Copy from the first line below down to and including the line with "from bokeh.resources import INLINE". Skip the pictures.

# start of Given information

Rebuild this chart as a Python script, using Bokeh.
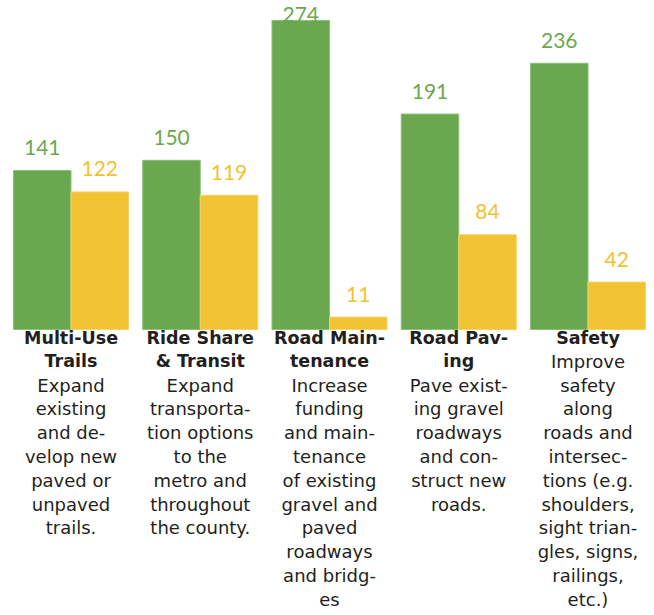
import numpy as np
from bokeh.plotting import figure
from bokeh.models import ColumnDataSource, Range1d
from bokeh.core.properties import value
from bokeh.embed import file_html
from bokeh.resources import INLINE

# ---- data ----
categories = ["Multi-Use Trails", "Ride Share & Transit", "Road Maintenance", "Road Paving", "Safety"]
green_values = [141, 150, 274, 191, 236]
yellow_values = [122, 119, 11, 84, 42]
titles = [
    ["Multi-Use", "Trails"],
    ["Ride Share", "& Transit"],
    ["Road Main-", "tenance"],
    ["Road Pav-", "ing"],
    ["Safety"],
]
descriptions = [
    ["Expand", "existing", "and de-", "velop new", "paved or", "unpaved", "trails."],
    ["Expand", "transporta-", "tion options", "to the", "metro and", "throughout", "the county."],
    ["Increase", "funding", "and main-", "tenance", "of existing", "gravel and", "paved", "roadways", "and bridg-", "es"],
    ["Pave exist-", "ing gravel", "roadways", "and con-", "struct new", "roads."],
    ["Improve", "safety", "along", "roads and", "intersec-", "tions (e.g.", "shoulders,", "sight trian-", "gles, signs,", "railings,", "etc.)"],
]

GREEN = "#6aa84f"
YELLOW = "#f1c232"
TEXT = "#231f20"
FONT = "DejaVu Sans"
NUM_FONT = "Lato"

W, H = 646, 612
px_per_unit = 1.128
base_px = 329.0
cat_px = 129.25
first_center_px = 70.5

x_start = -first_center_px / cat_px
x_end = x_start + W / cat_px
y_end = base_px / px_per_unit
y_start = (base_px - H) / px_per_unit

p = figure(width=W, height=H, output_backend="svg", toolbar_location=None,
           x_range=Range1d(x_start, x_end), y_range=Range1d(y_start, y_end),
           min_border=0, min_border_left=0, min_border_right=0,
           min_border_top=0, min_border_bottom=0)
p.axis.visible = False
p.grid.visible = False
p.outline_line_color = None
p.background_fill_color = "white"
p.border_fill_color = "white"

xi = np.arange(len(categories))
bw = 0.445
off = bw / 2
label_cap = y_end - 37 / px_per_unit

src = ColumnDataSource(dict(
    xg=xi - off, xy=xi + off,
    g=green_values, y=yellow_values,
    gl=[str(v) for v in green_values], yl=[str(v) for v in yellow_values],
    gly=np.minimum(np.array(green_values), label_cap),
    yly=np.minimum(np.array(yellow_values), label_cap),
))

p.vbar(x="xg", top="g", bottom=0, width=bw, source=src, fill_color=GREEN,
       line_color="#8dbf78", line_width=1)
p.vbar(x="xy", top="y", bottom=0, width=bw, source=src, fill_color=YELLOW,
       line_color="#f5d36a", line_width=1)

p.text(x="xg", y="gly", text="gl", source=src, text_color=GREEN,
       text_font=value(NUM_FONT), text_font_size="21px", text_align="center",
       text_baseline="alphabetic", y_offset=-23)
p.text(x="xy", y="yly", text="yl", source=src, text_color=YELLOW,
       text_font=value(NUM_FONT), text_font_size="21px", text_align="center",
       text_baseline="alphabetic", y_offset=-23)

# category labels: one row per line
lx, lt, lstyle, loff, lsize = [], [], [], [], []
line_px = 23.8
first_px = 8
for i in range(len(categories)):
    k = 0
    for t in titles[i]:
        lx.append(i); lt.append(t); lstyle.append("bold"); lsize.append("17.5px")
        loff.append(first_px + k * line_px); k += 1
    for t in descriptions[i]:
        lx.append(i); lt.append(t); lstyle.append("normal"); lsize.append("18px")
        loff.append(first_px + k * line_px); k += 1

lsrc = ColumnDataSource(dict(x=lx, y=[0] * len(lx), text=lt, style=lstyle, off=loff, size=lsize))
p.text(x="x", y="y", text="text", source=lsrc, text_color=TEXT,
       text_font=value(FONT), text_font_size="size", text_font_style="style",
       text_align="center", text_baseline="alphabetic", y_offset="off")

open("out.html", "w").write(file_html(p, INLINE))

# end of Given information

• _Task response_:
Rebuild this chart as a Python script, using Bokeh.
import numpy as np
from bokeh.plotting import figure
from bokeh.models import ColumnDataSource, Range1d
from bokeh.core.properties import value
from bokeh.embed import file_html
from bokeh.resources import INLINE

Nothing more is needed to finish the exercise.